Working from the top of the listing below, retype each line through the line containing "from matplotlib.patches import", both included, with no pictures.

[Begin Dataset excerpt]

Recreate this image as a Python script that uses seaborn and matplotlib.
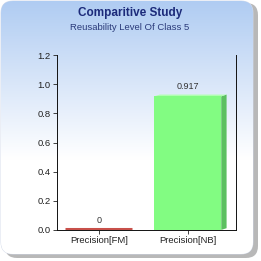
import numpy as np
import pandas as pd
import seaborn as sns
import matplotlib.pyplot as plt
from matplotlib.patches import FancyBboxPatch, Polygon

categories = ["Precision[FM]", "Precision[NB]"]
values = [0.0, 0.917]
value_labels = ["0", "0.917"]
bar_colors = ["#c8504a", "#82fc82"]
side_colors = ["#a03a36", "#5cc060"]
yticks = [0.0, 0.2, 0.4, 0.6, 0.8, 1.0, 1.2]

df = pd.DataFrame({"Category": categories, "Value": values})

sns.set_theme(style="white")
plt.rcParams["font.family"] = ["Liberation Sans", "DejaVu Sans"]

fig = plt.figure(figsize=(2.61, 2.61), dpi=100)
fig.patch.set_facecolor("white")

# panel background: shadow + gradient rounded box
bg = fig.add_axes([0, 0, 1, 1], zorder=0)
bg.set_xlim(0, 261)
bg.set_ylim(0, 261)
bg.axis("off")
shadow = FancyBboxPatch((5, 3), 253, 255, boxstyle="round,pad=0,rounding_size=12",
                        facecolor="#8a8a8a", edgecolor="none", alpha=0.6)
bg.add_patch(shadow)
panel = FancyBboxPatch((1, 7), 252, 253, boxstyle="round,pad=0,rounding_size=12",
                       facecolor="white", edgecolor="#d0d8e8", linewidth=0.6)
bg.add_patch(panel)
grad = np.linspace(0, 1, 256).reshape(-1, 1)
top = np.array([0.69, 0.80, 0.95])
bot = np.array([1.0, 1.0, 1.0])
t = np.clip(grad * 1.6, 0, 1)
img = top + (bot - top) * t
im = bg.imshow(img.reshape(256, 1, 3), extent=(1, 253, 7, 260), aspect="auto",
               origin="upper", zorder=1)
im.set_clip_path(panel)

bg.text(130, 248, "Comparitive Study", ha="center", va="center",
        fontsize=8.5, fontweight="bold", color="#1c2a7a")
bg.text(130, 234, "Reusability Level Of Class 5", ha="center", va="center",
        fontsize=6.8, color="#2a3a7a")

ax = fig.add_axes([0.218, 0.119, 0.686, 0.670], zorder=2)
ax.patch.set_alpha(0)
sns.barplot(data=df, x="Category", y="Value", hue="Category",
            palette=bar_colors, saturation=1, width=0.75, legend=False,
            linewidth=0, ax=ax, zorder=3)

for p, v, lab, side, col in zip(ax.patches, values, value_labels, side_colors, bar_colors):
    x0 = p.get_x()
    w = p.get_width()
    h = p.get_height()
    dx, dy = 0.06, 0.012
    if h > 0:
        poly = Polygon([(x0 + w, 0), (x0 + w + dx, dy), (x0 + w + dx, h + dy), (x0 + w, h)],
                       closed=True, facecolor=side, edgecolor="none", zorder=2)
        ax.add_patch(poly)
        topf = Polygon([(x0, h), (x0 + dx, h + dy), (x0 + w + dx, h + dy), (x0 + w, h)],
                       closed=True, facecolor="#b0ffb0", edgecolor="none", zorder=2)
        ax.add_patch(topf)
    else:
        ax.plot([x0, x0 + w], [0.008, 0.008], color=col, lw=2.2,
                solid_capstyle="butt", zorder=4)
    ax.text(x0 + w / 2, h + 0.035, lab, ha="center", va="bottom",
            fontsize=6.5, color="#333333")

ax.set_xlim(-0.47, 1.54)
ax.set_ylim(0, 1.2)
ax.set_yticks(yticks)
ax.set_yticklabels([f"{y:.1f}" for y in yticks])
ax.set_xlabel("")
ax.set_ylabel("")
ax.tick_params(axis="both", labelsize=6.8, colors="#222222", length=3, width=0.6,
               direction="out", pad=1.5, left=True, bottom=True)
for s in ["left", "bottom", "right"]:
    ax.spines[s].set_visible(True)
    ax.spines[s].set_color("#111111")
    ax.spines[s].set_linewidth(0.7)
ax.spines["top"].set_visible(False)
ax.grid(False)

fig.savefig("out.png", dpi=100)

[End Dataset excerpt]

** Response to the exercise **
Recreate this image as a Python script that uses seaborn and matplotlib.
import numpy as np
import pandas as pd
import seaborn as sns
import matplotlib.pyplot as plt
from matplotlib.patches import FancyBboxPatch, Polygon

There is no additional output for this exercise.